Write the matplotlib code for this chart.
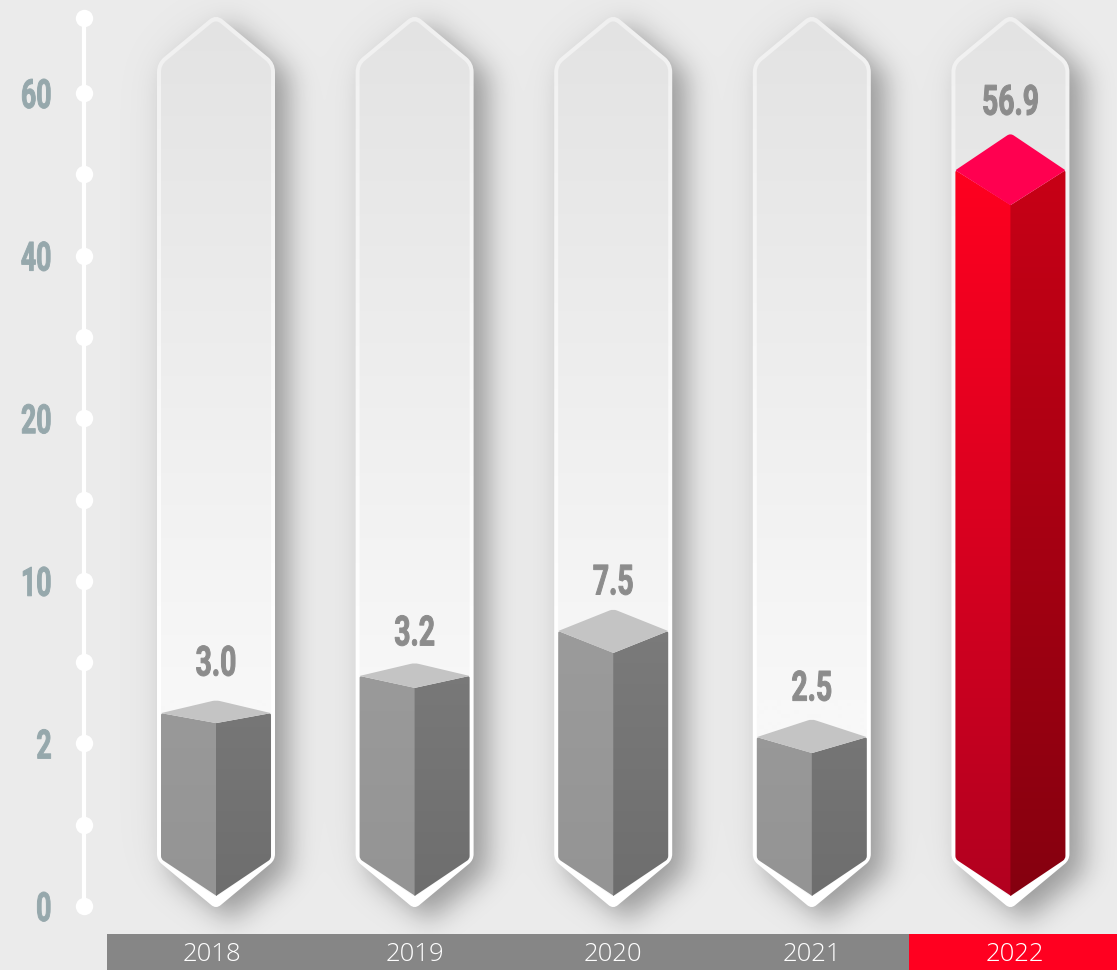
*-*-*
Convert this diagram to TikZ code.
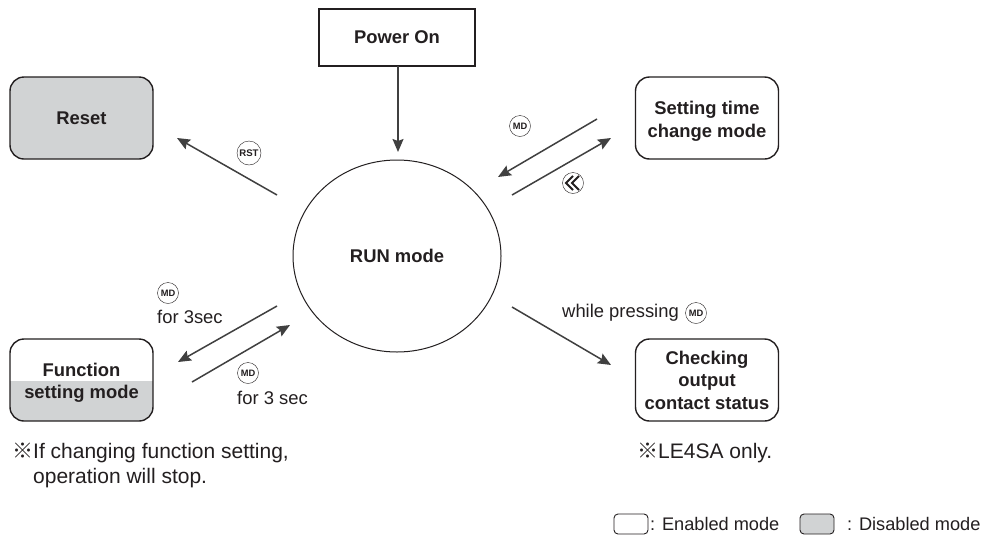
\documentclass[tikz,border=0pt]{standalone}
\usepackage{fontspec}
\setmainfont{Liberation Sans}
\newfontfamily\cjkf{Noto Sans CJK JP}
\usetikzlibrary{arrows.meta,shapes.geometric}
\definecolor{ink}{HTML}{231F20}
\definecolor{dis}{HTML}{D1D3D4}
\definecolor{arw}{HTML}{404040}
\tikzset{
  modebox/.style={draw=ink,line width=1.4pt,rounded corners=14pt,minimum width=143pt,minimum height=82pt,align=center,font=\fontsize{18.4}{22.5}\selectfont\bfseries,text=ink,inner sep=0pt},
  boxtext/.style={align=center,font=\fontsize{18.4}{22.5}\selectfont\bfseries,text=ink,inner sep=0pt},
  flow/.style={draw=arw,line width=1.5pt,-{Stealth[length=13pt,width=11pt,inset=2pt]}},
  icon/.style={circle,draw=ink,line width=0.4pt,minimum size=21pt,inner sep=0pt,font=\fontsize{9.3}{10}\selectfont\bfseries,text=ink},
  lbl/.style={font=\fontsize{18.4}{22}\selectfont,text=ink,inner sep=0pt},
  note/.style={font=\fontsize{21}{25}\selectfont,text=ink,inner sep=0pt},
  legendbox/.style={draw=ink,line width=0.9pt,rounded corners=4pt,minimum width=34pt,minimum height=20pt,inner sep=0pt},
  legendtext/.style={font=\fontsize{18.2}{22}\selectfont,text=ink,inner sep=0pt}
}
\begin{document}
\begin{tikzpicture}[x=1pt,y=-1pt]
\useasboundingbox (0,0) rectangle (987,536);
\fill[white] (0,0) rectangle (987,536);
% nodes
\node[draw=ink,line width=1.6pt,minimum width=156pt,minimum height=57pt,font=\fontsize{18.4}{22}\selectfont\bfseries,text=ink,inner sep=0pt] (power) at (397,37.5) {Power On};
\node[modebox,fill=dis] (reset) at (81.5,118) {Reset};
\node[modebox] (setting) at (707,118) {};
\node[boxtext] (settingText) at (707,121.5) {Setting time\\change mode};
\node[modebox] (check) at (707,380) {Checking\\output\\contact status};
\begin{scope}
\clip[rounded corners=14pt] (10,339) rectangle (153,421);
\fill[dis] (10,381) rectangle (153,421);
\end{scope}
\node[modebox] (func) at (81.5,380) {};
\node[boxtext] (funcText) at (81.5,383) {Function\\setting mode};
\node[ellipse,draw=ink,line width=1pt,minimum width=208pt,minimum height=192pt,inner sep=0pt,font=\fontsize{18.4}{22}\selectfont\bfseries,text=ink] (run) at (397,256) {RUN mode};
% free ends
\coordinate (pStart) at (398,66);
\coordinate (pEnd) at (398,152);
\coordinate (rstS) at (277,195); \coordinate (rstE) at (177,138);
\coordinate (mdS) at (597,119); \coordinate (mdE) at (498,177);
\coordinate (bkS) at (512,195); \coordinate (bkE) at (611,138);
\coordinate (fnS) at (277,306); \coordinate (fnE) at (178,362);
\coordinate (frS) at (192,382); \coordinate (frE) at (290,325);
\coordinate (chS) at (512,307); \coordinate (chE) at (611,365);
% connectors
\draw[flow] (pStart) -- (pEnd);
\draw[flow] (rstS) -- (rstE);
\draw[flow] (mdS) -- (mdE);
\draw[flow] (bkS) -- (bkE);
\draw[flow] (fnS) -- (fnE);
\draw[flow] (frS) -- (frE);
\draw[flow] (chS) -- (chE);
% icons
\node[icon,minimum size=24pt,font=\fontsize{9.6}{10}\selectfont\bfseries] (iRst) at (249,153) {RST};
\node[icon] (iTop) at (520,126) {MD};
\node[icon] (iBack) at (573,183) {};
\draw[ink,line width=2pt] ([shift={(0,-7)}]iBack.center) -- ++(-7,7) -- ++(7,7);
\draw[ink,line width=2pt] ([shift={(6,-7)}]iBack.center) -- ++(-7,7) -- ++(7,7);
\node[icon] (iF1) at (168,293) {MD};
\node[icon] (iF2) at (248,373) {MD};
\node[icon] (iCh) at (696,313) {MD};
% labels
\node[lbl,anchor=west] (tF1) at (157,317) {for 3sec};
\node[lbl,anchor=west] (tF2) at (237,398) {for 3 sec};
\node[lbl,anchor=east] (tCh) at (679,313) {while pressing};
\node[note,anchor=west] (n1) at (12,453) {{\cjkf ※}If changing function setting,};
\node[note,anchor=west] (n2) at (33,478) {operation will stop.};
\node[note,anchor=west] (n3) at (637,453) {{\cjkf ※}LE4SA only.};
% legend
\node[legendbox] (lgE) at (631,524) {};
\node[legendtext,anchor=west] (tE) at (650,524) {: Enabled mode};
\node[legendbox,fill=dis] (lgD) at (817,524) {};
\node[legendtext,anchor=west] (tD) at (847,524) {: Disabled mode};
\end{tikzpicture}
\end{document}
*-*-*
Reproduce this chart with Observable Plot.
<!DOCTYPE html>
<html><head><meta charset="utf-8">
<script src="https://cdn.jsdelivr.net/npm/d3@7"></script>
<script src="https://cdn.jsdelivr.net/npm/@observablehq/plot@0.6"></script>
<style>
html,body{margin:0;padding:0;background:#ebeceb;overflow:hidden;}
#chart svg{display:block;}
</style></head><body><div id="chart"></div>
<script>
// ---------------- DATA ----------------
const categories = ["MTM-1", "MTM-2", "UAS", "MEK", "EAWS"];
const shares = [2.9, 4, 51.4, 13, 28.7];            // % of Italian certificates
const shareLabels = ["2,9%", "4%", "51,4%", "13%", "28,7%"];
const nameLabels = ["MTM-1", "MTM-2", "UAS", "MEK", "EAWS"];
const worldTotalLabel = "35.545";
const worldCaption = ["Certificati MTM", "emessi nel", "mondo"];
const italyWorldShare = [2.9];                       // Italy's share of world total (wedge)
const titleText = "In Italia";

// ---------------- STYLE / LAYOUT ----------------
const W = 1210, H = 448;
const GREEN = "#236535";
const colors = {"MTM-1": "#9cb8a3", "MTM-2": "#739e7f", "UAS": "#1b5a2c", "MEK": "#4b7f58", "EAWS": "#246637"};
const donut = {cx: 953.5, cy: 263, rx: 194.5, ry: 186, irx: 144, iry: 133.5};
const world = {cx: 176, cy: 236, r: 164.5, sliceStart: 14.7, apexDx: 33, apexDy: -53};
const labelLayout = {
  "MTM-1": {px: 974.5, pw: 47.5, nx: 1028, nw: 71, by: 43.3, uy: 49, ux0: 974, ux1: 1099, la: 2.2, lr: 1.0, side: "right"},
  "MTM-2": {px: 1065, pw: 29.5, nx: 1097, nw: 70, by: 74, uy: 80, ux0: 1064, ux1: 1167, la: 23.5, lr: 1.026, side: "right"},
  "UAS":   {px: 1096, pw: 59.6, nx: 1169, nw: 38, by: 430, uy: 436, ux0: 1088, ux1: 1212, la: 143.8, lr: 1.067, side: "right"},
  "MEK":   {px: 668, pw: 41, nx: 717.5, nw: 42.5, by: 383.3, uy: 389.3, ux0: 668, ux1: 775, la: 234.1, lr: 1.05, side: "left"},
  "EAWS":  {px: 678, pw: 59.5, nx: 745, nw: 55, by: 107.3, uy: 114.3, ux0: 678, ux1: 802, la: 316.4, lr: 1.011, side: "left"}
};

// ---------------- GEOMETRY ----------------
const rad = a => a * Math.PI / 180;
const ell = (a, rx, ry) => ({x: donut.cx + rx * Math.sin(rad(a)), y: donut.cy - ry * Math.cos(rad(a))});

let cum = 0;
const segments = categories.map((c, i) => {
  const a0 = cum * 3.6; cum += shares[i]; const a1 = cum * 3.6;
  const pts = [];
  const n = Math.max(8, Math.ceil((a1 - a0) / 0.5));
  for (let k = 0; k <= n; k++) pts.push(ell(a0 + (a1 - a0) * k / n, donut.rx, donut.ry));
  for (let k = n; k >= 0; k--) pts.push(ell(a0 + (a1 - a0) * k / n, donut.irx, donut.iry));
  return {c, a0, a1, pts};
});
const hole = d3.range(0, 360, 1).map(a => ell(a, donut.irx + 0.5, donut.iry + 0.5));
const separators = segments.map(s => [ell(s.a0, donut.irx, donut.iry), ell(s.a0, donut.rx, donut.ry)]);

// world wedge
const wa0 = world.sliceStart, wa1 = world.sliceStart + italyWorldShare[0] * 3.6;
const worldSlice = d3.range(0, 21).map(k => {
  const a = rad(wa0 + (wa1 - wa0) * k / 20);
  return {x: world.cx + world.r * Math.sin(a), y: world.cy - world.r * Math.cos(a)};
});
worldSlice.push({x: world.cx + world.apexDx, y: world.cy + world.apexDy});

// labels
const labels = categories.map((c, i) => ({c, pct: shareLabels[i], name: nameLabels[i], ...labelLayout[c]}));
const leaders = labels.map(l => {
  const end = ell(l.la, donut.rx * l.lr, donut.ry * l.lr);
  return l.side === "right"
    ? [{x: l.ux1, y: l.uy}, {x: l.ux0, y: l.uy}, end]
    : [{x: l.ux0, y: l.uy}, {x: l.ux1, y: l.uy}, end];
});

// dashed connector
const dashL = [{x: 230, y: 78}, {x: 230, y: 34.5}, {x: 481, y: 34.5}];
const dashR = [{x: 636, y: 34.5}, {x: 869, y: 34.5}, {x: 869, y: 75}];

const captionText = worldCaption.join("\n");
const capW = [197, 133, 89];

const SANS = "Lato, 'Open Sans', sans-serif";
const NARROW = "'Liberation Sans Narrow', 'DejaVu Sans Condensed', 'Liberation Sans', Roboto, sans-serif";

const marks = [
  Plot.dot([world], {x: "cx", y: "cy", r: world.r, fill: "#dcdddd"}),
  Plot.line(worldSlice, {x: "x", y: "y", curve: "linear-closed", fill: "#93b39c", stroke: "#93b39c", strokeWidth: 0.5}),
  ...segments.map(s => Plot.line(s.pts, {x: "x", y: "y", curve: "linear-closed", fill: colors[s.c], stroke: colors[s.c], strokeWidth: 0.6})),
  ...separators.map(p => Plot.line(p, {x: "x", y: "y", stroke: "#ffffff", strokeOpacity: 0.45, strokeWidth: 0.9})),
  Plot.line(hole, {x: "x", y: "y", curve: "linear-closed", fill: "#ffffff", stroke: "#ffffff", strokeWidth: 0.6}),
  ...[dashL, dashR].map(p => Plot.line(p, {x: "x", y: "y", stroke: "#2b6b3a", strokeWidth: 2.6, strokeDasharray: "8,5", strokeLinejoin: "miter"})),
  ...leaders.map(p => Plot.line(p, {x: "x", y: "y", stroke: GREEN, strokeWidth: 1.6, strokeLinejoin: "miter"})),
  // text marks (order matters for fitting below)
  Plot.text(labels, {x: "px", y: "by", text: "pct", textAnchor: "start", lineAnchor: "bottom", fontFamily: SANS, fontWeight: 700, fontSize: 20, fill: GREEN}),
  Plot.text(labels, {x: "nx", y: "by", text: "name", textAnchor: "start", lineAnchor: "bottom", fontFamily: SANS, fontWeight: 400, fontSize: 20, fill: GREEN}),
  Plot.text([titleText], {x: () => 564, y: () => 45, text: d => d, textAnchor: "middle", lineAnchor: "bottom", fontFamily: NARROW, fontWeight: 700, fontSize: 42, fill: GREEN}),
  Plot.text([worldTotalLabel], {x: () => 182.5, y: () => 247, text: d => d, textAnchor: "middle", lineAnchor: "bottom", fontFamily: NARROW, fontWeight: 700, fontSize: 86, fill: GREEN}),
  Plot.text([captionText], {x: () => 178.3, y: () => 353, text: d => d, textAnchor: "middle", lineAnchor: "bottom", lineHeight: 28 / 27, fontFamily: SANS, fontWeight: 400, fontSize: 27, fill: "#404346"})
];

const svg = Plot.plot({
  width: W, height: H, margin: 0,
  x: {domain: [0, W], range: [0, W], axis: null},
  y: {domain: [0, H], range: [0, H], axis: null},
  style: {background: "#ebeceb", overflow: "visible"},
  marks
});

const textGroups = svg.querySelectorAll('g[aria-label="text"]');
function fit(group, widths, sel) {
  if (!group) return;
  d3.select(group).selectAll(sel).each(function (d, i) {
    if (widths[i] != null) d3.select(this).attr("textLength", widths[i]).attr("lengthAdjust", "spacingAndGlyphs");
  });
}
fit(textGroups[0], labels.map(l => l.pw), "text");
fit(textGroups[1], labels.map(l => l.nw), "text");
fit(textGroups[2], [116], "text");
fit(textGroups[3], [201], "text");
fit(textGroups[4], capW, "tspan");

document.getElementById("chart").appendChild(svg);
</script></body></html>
*-*-*
Task prompt.
Copy out every line of the listing that contains the string "this".

Task solution.
Write the matplotlib code for this chart.
Convert this diagram to TikZ code.
Reproduce this chart with Observable Plot.
    if (widths[i] != null) d3.select(this).attr("textLength", widths[i]).attr("lengthAdjust", "spacingAndGlyphs");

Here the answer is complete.